OPINION

Neither Martians nor asteroids

John Henry Dodson

Countless movies have been made about the end of days and how they could possibly come. In fact, Arnie, the muscleman, had one titled just that, End of Days, with demons at play to make for a truly apocalyptic popcorn flick. As Jerusalem burns so will the end of days come, according to what I remember from Baptist Sunday School for a purebred Catholic schoolboy. Yep, the devil, childhood pal Arnel, enticed me to just stand up and leave all the singing and praising God almighty to spend P200 from his uncle.

Faust I am not, yet I succumbed and off we rode a “patok” jeep to the next town, Taytay, Rizal. For starters, we ate clubhouse sandwiches and banana splits at Coney’s. Indeed, P200, especially for grade schoolers, was plenty of money in the 1980s. We also picked up a chess set, and that’s all my memory could muster of all the stuff we bought and stuffed into a potpourri made from “katsa” or a small flour sack.

Suffice it to say that inflation was yet to pinch us, Filipinos, with the peso-dollar exchange rate then at P8:$1, compared to today’s P56-plus:$1. The same P200 today will hardly buy two burgers, fries and drinks for two.

Back to that morbid subject of killing off planets: Remember Star War’s Death Star or that Silver Surfer? Add to that the more realistic scenario brought to the wide screen by Bruce Willis’s Armageddon and Deep Impact. Those two reckoned the end of mankind would come in the form of giant asteroids hitting Earth, decimating everything topside, just like the one that wrote “kaput” to the dinosaurs, killing all through an extended winter, if not from the fiery blast of a space rock spanning the size of a country engaging Gaea in a torrid kiss.

Thankfully, the days of fearing an asteroid Armageddon may be behind us. With US space agency NASA’s Double Asteroid Redirection Test (DART) mission, humanity now has a proven method to deflect potentially dangerous asteroids. The Hera mission, set to launch soon, will delve deeper into the details of this groundbreaking achievement.

DART was a groundbreaking experiment conducted by NASA in 2022, in which a spacecraft was deliberately crashed into a small asteroid called Dimorphos, a moonlet orbiting a larger asteroid named Didymos. The goal was to test whether we could alter the asteroid’s trajectory, potentially saving Earth from a devastating impact.

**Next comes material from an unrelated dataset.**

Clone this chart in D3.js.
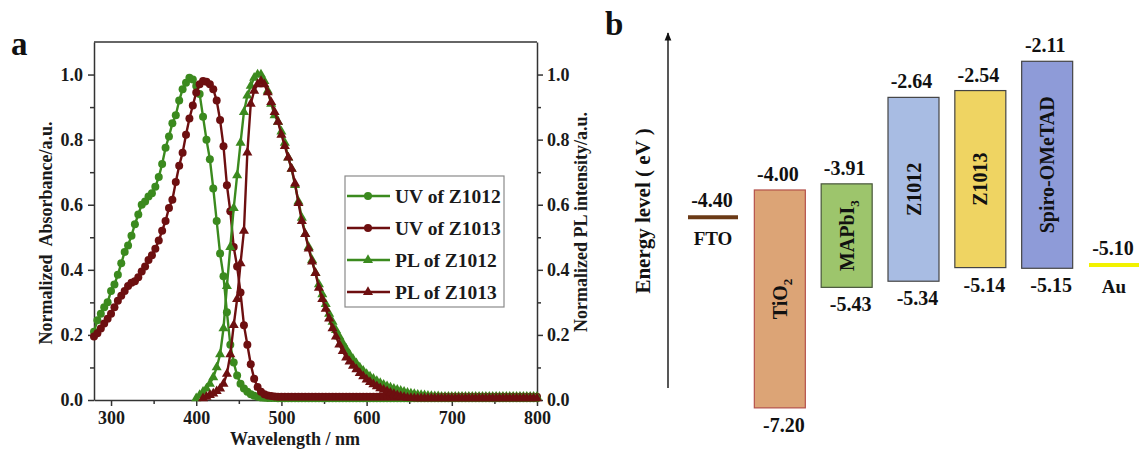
<!DOCTYPE html>
<html>
<head>
<meta charset="utf-8">
<script src="https://cdn.jsdelivr.net/npm/d3@7"></script>
<style>
  body { margin: 0; background: #fff; }
  svg { display: block; font-family: 'Liberation Serif', 'Times New Roman', serif; font-weight: bold; }
</style>
</head>
<body>
<svg id="fig" width="1139" height="455"></svg>
<script>
// ---- panel a: spectra (values read every 4 nm) ----
const stepNm = 4;
const uvStart = 280, pl12Start = 400, pl13Start = 408;

const uvZ1012 = [
    .21, .245, .265, .285, .30, .335, .355, .385, .42, .455,
    .475, .505, .54, .57, .60, .61, .625, .635, .655, .685,
    .725, .775, .81, .85, .875, .92, .955, .975, .99, .985,
    .965, .94, .87, .80, .74, .65, .55, .45, .38, .27,
    .17, .115, .075, .05, .035, .025, .018, .013, .01, .008,
    .007, .006, .006, .006, .005, .005, .005, .005, .005, .005,
    .005, .005, .005, .005, .005, .005, .005, .005, .005, .005,
    .005, .005, .005, .005, .005, .005, .005, .005, .005, .005,
    .005, .005, .005, .005, .005, .005, .005, .005, .005, .005,
    .005, .005, .005, .005, .005, .005, .005, .005, .005, .005,
    .005, .005, .005, .005, .005, .005, .005, .005, .005, .005,
    .005, .005, .005, .005, .005, .005, .005, .005, .005, .005,
    .005, .005, .005, .005, .005, .005, .005, .005, .005, .005,
    .005
];

const uvZ1013 = [
    .195, .205, .22, .235, .25, .265, .285, .305, .32, .335,
    .35, .36, .365, .377, .395, .41, .43, .445, .465, .49,
    .52, .55, .59, .615, .67, .72, .76, .815, .865, .905,
    .945, .97, .98, .978, .97, .955, .92, .86, .78, .66,
    .58, .47, .41, .33, .23, .17, .11, .065, .04, .025,
    .018, .014, .012, .011, .01, .01, .01, .01, .01, .01,
    .01, .01, .01, .01, .01, .01, .01, .01, .01, .01,
    .01, .01, .01, .01, .01, .01, .01, .01, .01, .01,
    .01, .01, .01, .01, .01, .01, .01, .01, .01, .01,
    .01, .01, .01, .01, .01, .01, .01, .01, .01, .01,
    .01, .01, .01, .01, .01, .01, .01, .01, .01, .01,
    .01, .01, .01, .01, .01, .01, .01, .01, .01, .01,
    .01, .01, .01, .01, .01, .01, .01, .01, .01, .01,
    .01
];

const plZ1012 = [
    .005, .015, .025, .035, .05, .07, .10, .14, .22, .35,
    .47, .59, .69, .79, .885, .935, .965, .99, 1.0, 1.0,
    .98, .95, .91, .875, .855, .825, .79, .745, .71, .66,
    .61, .56, .51, .47, .43, .39, .355, .325, .295, .265,
    .24, .215, .195, .175, .157, .14, .126, .113, .10, .09,
    .08, .072, .065, .058, .052, .047, .042, .038, .034, .031,
    .028, .025, .022, .02, .018, .016, .015, .014, .013, .012,
    .011, .011, .01, .01, .01, .01, .01, .01, .01, .01,
    .01, .01, .01, .01, .01, .01, .01, .01, .01, .01,
    .01, .01, .01, .01, .01, .01, .01, .01, .01, .01,
    .01
];

const plZ1013 = [
    .005, .01, .015, .02, .027, .035, .05, .08, .14, .23,
    .31, .42, .52, .76, .91, .95, .97, .98, .97, .945,
    .915, .885, .855, .815, .78, .745, .71, .665, .605, .55,
    .51, .465, .425, .39, .345, .31, .28, .25, .22, .195,
    .17, .15, .13, .118, .105, .094, .083, .073, .063, .055,
    .048, .042, .036, .031, .027, .022, .018, .014, .011, .009,
    .007, .006, .005, .005, .005, .005, .005, .005, .005, .005,
    .005, .005, .005, .005, .005, .005, .005, .005, .005, .005,
    .005, .005, .005, .005, .005, .005, .005, .005, .005, .005,
    .005, .005, .005, .005, .005, .005, .005, .005, .005
];

const xTicks = [300, 400, 500, 600, 700, 800];
const xMinorTicks = [350, 450, 550, 650, 750];
const yTicks = [0, 0.2, 0.4, 0.6, 0.8, 1.0];
const yMinorTicks = [0.1, 0.3, 0.5, 0.7, 0.9];

// ---- panel b: energy levels (eV) ----
const layers = ['FTO', 'TiO2', 'MAPbI3', 'Z1012', 'Z1013', 'Spiro-OMeTAD', 'Au'];
const upperLevel = [-4.40, -4.00, -3.91, -2.64, -2.54, -2.11, -5.10];
const lowerLevel = [null, -7.20, -5.43, -5.34, -5.14, -5.15, null];

const green = '#3b8a1e',
    darkRed = '#6d0f10',
    axisColor = '#333';

const svg = d3.select('#fig');

const x = d3.scaleLinear().domain([280, 800]).range([94, 537]);
const y = d3.scaleLinear().domain([0, 1.1]).range([400, 42]);

const series = [
    { name: 'UV of Z1012', start: uvStart, values: uvZ1012, color: green, shape: 'circle' },
    { name: 'UV of Z1013', start: uvStart, values: uvZ1013, color: darkRed, shape: 'circle' },
    { name: 'PL of Z1012', start: pl12Start, values: plZ1012, color: green, shape: 'triangle' },
    { name: 'PL of Z1013', start: pl13Start, values: plZ1013, color: darkRed, shape: 'triangle' }
];

const triangle = d3.symbol().type(d3.symbolTriangle).size(44);

function drawMarker(sel, shape, color) {
    if (shape === 'circle') {
        sel.append('circle').attr('r', 4).attr('fill', color);
    } else {
        sel.append('path').attr('d', triangle).attr('fill', color);
    }
}

// frame
const panelA = svg.append('g');

panelA.append('line')
    .attr('x1', x(280)).attr('x2', x(800))
    .attr('y1', y(1.1)).attr('y2', y(1.1))
    .attr('stroke', axisColor).attr('stroke-width', 1.5);

function styleAxis(g) {
    g.select('.domain').attr('stroke', axisColor).attr('stroke-width', 1.5);
    g.selectAll('.tick line').attr('stroke', axisColor).attr('stroke-width', 1.5);
    g.selectAll('.tick text')
        .attr('fill', '#1a1a1a')
        .attr('font-size', 18)
        .attr('font-weight', 'bold')
        .attr('font-family', "'Liberation Serif', 'Times New Roman', serif");
}

function minor(g, axis) {
    g.append('g').call(axis).call(g2 => {
        g2.select('.domain').remove();
        g2.selectAll('.tick text').remove();
        g2.selectAll('.tick line').attr('stroke', axisColor).attr('stroke-width', 1.5);
    });
}

const xAxisG = panelA.append('g').attr('transform', 'translate(0,' + y(0) + ')');
xAxisG.call(d3.axisBottom(x).tickValues(xTicks).tickSize(6).tickSizeOuter(0).tickPadding(5))
    .call(styleAxis);
minor(xAxisG, d3.axisBottom(x).tickValues(xMinorTicks).tickSize(4));

const yAxisG = panelA.append('g').attr('transform', 'translate(' + x(280) + ',0)');
yAxisG.call(d3.axisLeft(y).tickValues(yTicks).tickFormat(d3.format('.1f')).tickSize(6).tickSizeOuter(0).tickPadding(5))
    .call(styleAxis);
minor(yAxisG, d3.axisLeft(y).tickValues(yMinorTicks).tickSize(4));

const yAxisR = panelA.append('g').attr('transform', 'translate(' + x(800) + ',0)');
yAxisR.call(d3.axisRight(y).tickValues(yTicks).tickFormat(d3.format('.1f')).tickSize(6).tickSizeOuter(0).tickPadding(4))
    .call(styleAxis);
minor(yAxisR, d3.axisRight(y).tickValues(yMinorTicks).tickSize(4));

// curves
const line = d3.line().x(d => x(d.wl)).y(d => y(d.v));

series.forEach(s => {
    const pts = s.values.map((v, i) => ({ wl: s.start + i * stepNm, v: v }));
    const g = panelA.append('g');
    g.append('path')
        .datum(pts)
        .attr('d', line)
        .attr('fill', 'none')
        .attr('stroke', s.color)
        .attr('stroke-width', 2.4);
    g.selectAll('g.pt')
        .data(pts)
        .enter()
        .append('g')
        .classed('pt', true)
        .attr('transform', d => 'translate(' + x(d.wl) + ',' + y(d.v) + ')')
        .each(function () { drawMarker(d3.select(this), s.shape, s.color); });
});

// axis titles
panelA.append('text')
    .text('Wavelength / nm')
    .attr('x', 295).attr('y', 445)
    .attr('text-anchor', 'middle')
    .attr('font-size', 18)
    .attr('fill', '#1a1a1a');

panelA.append('text')
    .text('Normalized  Absorbance/a.u.')
    .attr('transform', 'translate(52,233) rotate(-90)')
    .attr('text-anchor', 'middle')
    .attr('font-size', 18)
    .attr('fill', '#1a1a1a')
    .style('white-space', 'pre');

panelA.append('text')
    .text('Normalized PL intensity/a.u.')
    .attr('transform', 'translate(587,222) rotate(-90)')
    .attr('text-anchor', 'middle')
    .attr('font-size', 18)
    .attr('fill', '#1a1a1a');

panelA.append('text')
    .text('a')
    .attr('x', 11).attr('y', 55)
    .attr('font-size', 33)
    .attr('fill', '#111');

// legend
const legend = panelA.append('g');
legend.append('rect')
    .attr('x', 345).attr('y', 176)
    .attr('width', 159).attr('height', 131)
    .attr('fill', 'white')
    .attr('stroke', '#8a8a8a')
    .attr('stroke-width', 1.2);

const legendItems = legend.selectAll('g.item')
    .data(series)
    .enter()
    .append('g')
    .classed('item', true)
    .attr('transform', (d, i) => 'translate(0,' + (196 + i * 32) + ')');

legendItems.append('line')
    .attr('x1', 347).attr('x2', 390)
    .attr('y1', 0).attr('y2', 0)
    .attr('stroke', d => d.color)
    .attr('stroke-width', 2.4);

legendItems.each(function (d) {
    const m = d3.select(this).append('g').attr('transform', 'translate(368,0)');
    drawMarker(m, d.shape, d.color);
});

legendItems.append('text')
    .text(d => d.name)
    .attr('x', 395).attr('y', 0)
    .attr('dy', '0.35em')
    .attr('font-size', 19.5)
    .attr('fill', '#1a1a1a');

// ---- panel b ----
const panelB = svg.append('g');

const e = d3.scaleLinear().domain([-2, -7.5]).range([53.8, 428.3]);
const px = d3.scalePoint().domain(layers).range([713, 1114]);
const boxW = 51;

const fills = {
    'TiO2': '#dca476', 'MAPbI3': '#9dc56c', 'Z1012': '#a8bce3',
    'Z1013': '#efd462', 'Spiro-OMeTAD': '#8e9bd8'
};
const strokes = { 'TiO2': '#b4514a', 'MAPbI3': '#47553a' };
const subs = { 'TiO2': ['TiO', '2'], 'MAPbI3': ['MAPbI', '3'] };

const levels = layers.map((name, i) => ({ name: name, top: upperLevel[i], bottom: lowerLevel[i] }));
const boxes = levels.filter(d => d.bottom !== null);
const metals = levels.filter(d => d.bottom === null);

// energy arrow
panelB.append('defs').append('marker')
    .attr('id', 'arrow')
    .attr('viewBox', '0 0 10 10')
    .attr('refX', 9).attr('refY', 5)
    .attr('markerWidth', 6).attr('markerHeight', 8)
    .attr('orient', 'auto')
    .append('path')
    .attr('d', 'M0,1 L10,5 L0,9 Z')
    .attr('fill', '#111');

panelB.append('line')
    .attr('x1', 668).attr('x2', 668)
    .attr('y1', 388).attr('y2', 33)
    .attr('stroke', '#111')
    .attr('stroke-width', 1.4)
    .attr('marker-end', 'url(#arrow)');

panelB.append('text')
    .text('Energy level ( eV )')
    .attr('transform', 'translate(650,211) rotate(-90)')
    .attr('text-anchor', 'middle')
    .attr('font-size', 21)
    .attr('fill', '#111');

panelB.append('text')
    .text('b')
    .attr('x', 605).attr('y', 35)
    .attr('font-size', 33)
    .attr('fill', '#111');

const boxG = panelB.selectAll('g.box')
    .data(boxes)
    .enter()
    .append('g')
    .classed('box', true);

boxG.append('rect')
    .attr('x', d => px(d.name) - boxW / 2)
    .attr('y', d => e(d.top))
    .attr('width', boxW)
    .attr('height', d => e(d.bottom) - e(d.top))
    .attr('fill', d => fills[d.name])
    .attr('stroke', d => strokes[d.name] || '#444')
    .attr('stroke-width', 1.2);

boxG.append('text')
    .text(d => d.top.toFixed(2))
    .attr('x', d => px(d.name) - 2)
    .attr('y', d => e(d.top) - 9)
    .attr('text-anchor', 'middle')
    .attr('font-size', 20)
    .attr('fill', '#111');

boxG.append('text')
    .text(d => d.bottom.toFixed(2))
    .attr('x', d => px(d.name) + 4)
    .attr('y', d => e(d.bottom) + 24)
    .attr('text-anchor', 'middle')
    .attr('font-size', 20)
    .attr('fill', '#111');

boxG.append('text')
    .attr('transform', d => 'translate(' + px(d.name) + ',' + (e(d.top) + e(d.bottom)) / 2 + ') rotate(-90)')
    .attr('text-anchor', 'middle')
    .attr('dy', '0.35em')
    .attr('font-size', 20)
    .attr('fill', '#111')
    .each(function (d) {
        const t = d3.select(this);
        if (subs[d.name]) {
            t.append('tspan').text(subs[d.name][0]);
            t.append('tspan').text(subs[d.name][1]).attr('font-size', 13).attr('dy', 5);
        } else {
            t.text(d.name);
        }
    });

const metalColors = { 'FTO': '#6b3a16', 'Au': '#f2f200' };
const metalG = panelB.selectAll('g.metal')
    .data(metals)
    .enter()
    .append('g')
    .classed('metal', true);

metalG.append('line')
    .attr('x1', d => px(d.name) - 25)
    .attr('x2', d => px(d.name) + 25)
    .attr('y1', d => e(d.top))
    .attr('y2', d => e(d.top))
    .attr('stroke', d => metalColors[d.name])
    .attr('stroke-width', 4);

metalG.append('text')
    .text(d => d.top.toFixed(2))
    .attr('x', d => px(d.name) - 1)
    .attr('y', d => e(d.top) - 10)
    .attr('text-anchor', 'middle')
    .attr('font-size', 20)
    .attr('fill', '#111');

metalG.append('text')
    .text(d => d.name)
    .attr('x', d => px(d.name))
    .attr('y', d => e(d.top) + 28)
    .attr('text-anchor', 'middle')
    .attr('font-size', 19)
    .attr('fill', '#111');
</script>
</body>
</html>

To say that the results were astonishing is an understatement. DART successfully changed Dimorphos’ orbit, proving that we have the capability to deflect asteroids, a major victory for planetary defense. However, there are still many questions to be answered. For example, what was the exact nature of the impact? How much damage was done to the asteroid? And what can we learn from this experiment to improve our future defense strategies?

This is where the Hera mission comes in. Hera is a European Space Agency mission that will visit the Dimorphos asteroid to conduct a “crime scene investigation.” The spacecraft will study the crater left by DART’s impact, analyze the debris, and gather data on the asteroid’s composition and structure.

By understanding the details of DART’s success, we can refine our planetary defense techniques and be better prepared for any future threats. Hera will provide invaluable insights that could one day save humanity from a catastrophic asteroid collision.

Still, don’t go popping things though like that Champagne bottle, not yet. While cosmic threats may be mitigated, the greatest danger to humanity may come from within. The vast stockpile of thermonuclear weapons, combined with the proclivity of humans to engage in conflict, poses a far more immediate and existential threat. A nuclear holocaust could easily end civilization, leaving a barren, irradiated planet in its wake.

We, not Martians or asteroids from space, may be our own enemy.